Ocurrió en el otoño de mi primer año en la universidad. Eramos como doce estudiantes reunidas en mi dormitorio hablando sobre los círculos del infierno de Dante y lo que esta obra literaria significaba en el mundo de hoy. En una esquina, del otro lado de la habitación, una joven a quien apenas conocía, comenzó a hablar sobre la curación. Me interesó, pero el tema cambió y otra persona empezó a hablar. Continué preguntándole a la joven: “¿Cómo sanas?” Finalmente, alguien cortésmente me señaló que habíamos cambiado de tema. Pero para mí, la noche, el cuarto y Dante ya se habían esfumado. Había alguien que podía hablarme sobre la curación.
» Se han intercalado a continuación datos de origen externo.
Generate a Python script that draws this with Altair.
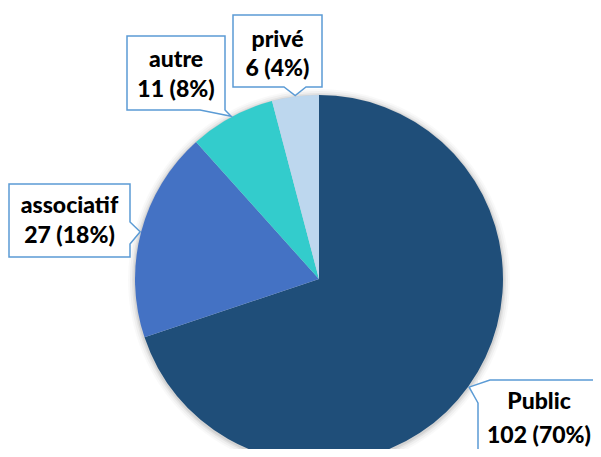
import math
import altair as alt
import pandas as pd

# ---- data ----
categories = ["Public", "associatif", "autre", "privé"]
counts = [102, 27, 11, 6]
percents = ["70%", "18%", "8%", "4%"]
colors = ["#1F4E79", "#4472C4", "#33CCCC", "#BDD7EE"]

# ---- layout ----
W, H = 585, 441
CX, CY, R = 319, 279, 184
BORDER = "#5B9BD5"

xs = alt.Scale(domain=[8, 8 + W], range=[0, W], nice=False, zero=False)
ys = alt.Scale(domain=[8, 8 + H], range=[0, H], nice=False, zero=False)

pie_df = pd.DataFrame({"cat": categories, "n": counts, "ord": list(range(len(categories)))})

# tip points at each slice's mid angle on the pie edge
total = sum(counts)
tips = {}
cum = 0
for c, n in zip(categories, counts):
    a = 2 * math.pi * (cum + n / 2) / total
    tips[c] = (CX + (R + 1) * math.sin(a), CY - (R + 1) * math.cos(a))
    cum += n

# box outlines (x0, y0, x1, y1) and vertex lists including pointer
boxes = {
    "Public": (478, 380, 612, 453),
    "associatif": (9, 184, 130, 257),
    "autre": (127, 36, 225, 110),
    "privé": (233, 15, 322, 87),
}

def outline(c):
    x0, y0, x1, y1 = boxes[c]
    tx, ty = tips[c]
    if c == "Public":
        pts = [(x0, 403), (tx, ty), (490, y0), (x1, y0), (x1, y1), (x0, y1)]
    elif c == "associatif":
        pts = [(x0, y0), (x1, y0), (x1, 222), (tx, ty), (x1, 244), (x1, y1), (x0, y1)]
    elif c == "autre":
        pts = [(x0, y0), (x1, y0), (x1, y1), (tx, ty), (200, y1), (x0, y1)]
    else:
        pts = [(x0, y0), (x1, y0), (x1, y1), (306, y1), (tx, ty), (284, y1), (x0, y1)]
    return pts

rows = []
for c in categories:
    for i, (px, py) in enumerate(outline(c)):
        rows.append({"cat": c, "px": px, "py": py, "i": i})
line_df = pd.DataFrame(rows)

rect_df = pd.DataFrame([
    {"cat": c, "x0": b[0], "y0": b[1], "x1": b[2], "y1": b[3]} for c, b in boxes.items()
])

text_pos = {
    "Public": (539, 409, 443),
    "associatif": (69.5, 213, 243),
    "autre": (176, 67, 97),
    "privé": (277.5, 47, 76),
}
trows = []
for c, n, p in zip(categories, counts, percents):
    tx, y1, y2 = text_pos[c]
    trows.append({"t": c, "tx": tx, "ty": y1})
    trows.append({"t": f"{n} ({p})", "tx": tx, "ty": y2})
text_df = pd.DataFrame(trows)

# ---- layers ----
shadow_layers = []
for k, op in [(7, 0.025), (5, 0.035), (3, 0.05), (1.5, 0.07)]:
    shadow_layers.append(
        alt.Chart(pie_df.head(1)).mark_arc(
            theta=0, theta2=2 * math.pi, outerRadius=R + k, color="#000000", opacity=op
        ).encode(x=alt.value(CX - 8), y=alt.value(CY - 8 + 1))
    )

pie = alt.Chart(pie_df).mark_arc(outerRadius=R).encode(
    theta=alt.Theta("n:Q", stack=True),
    order=alt.Order("ord:Q"),
    color=alt.Color("cat:N", scale=alt.Scale(domain=categories, range=colors), legend=None),
    x=alt.value(CX - 8),
    y=alt.value(CY - 8),
)

rects = alt.Chart(rect_df).mark_rect(color="white").encode(
    x=alt.X("x0:Q", scale=xs, axis=None),
    x2="x1:Q",
    y=alt.Y("y0:Q", scale=ys, axis=None),
    y2="y1:Q",
)

lines = alt.Chart(line_df).mark_line(
    fill="white", stroke=BORDER, strokeWidth=1.5, interpolate="linear-closed"
).encode(
    x=alt.X("px:Q", scale=xs, axis=None),
    y=alt.Y("py:Q", scale=ys, axis=None),
    detail="cat:N",
    order="i:Q",
)

texts = alt.Chart(text_df).mark_text(
    font="Lato", fontWeight=900, fontSize=23, color="#000000",
    align="center", baseline="alphabetic",
).encode(
    x=alt.X("tx:Q", scale=xs, axis=None),
    y=alt.Y("ty:Q", scale=ys, axis=None),
    text="t:N",
)

chart = alt.layer(*shadow_layers, pie, rects, lines, texts).properties(
    width=W, height=H, padding=0, autosize=alt.AutoSizeParams(type="none"),
    background="white",
).configure_view(stroke=None)

chart.save("out.html", embed_options={"renderer": "svg", "actions": False})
Allí me encontraba: yo era estudiante de música y la cantante más enfermiza que conocía. Durante mi niñez, había pasado todos los inviernos enferma de difteria. Había llegado a la universidad cargada con una farmacia de medicinas.
Menos de una semana más tarde, con mi nariz bastante congestionada, fui al cuarto de esa joven. Era un sábado a las 12:30 de la noche, y su luz aún estaba encendida. Llamé a su puerta, y mi vida comenzó a cambiar.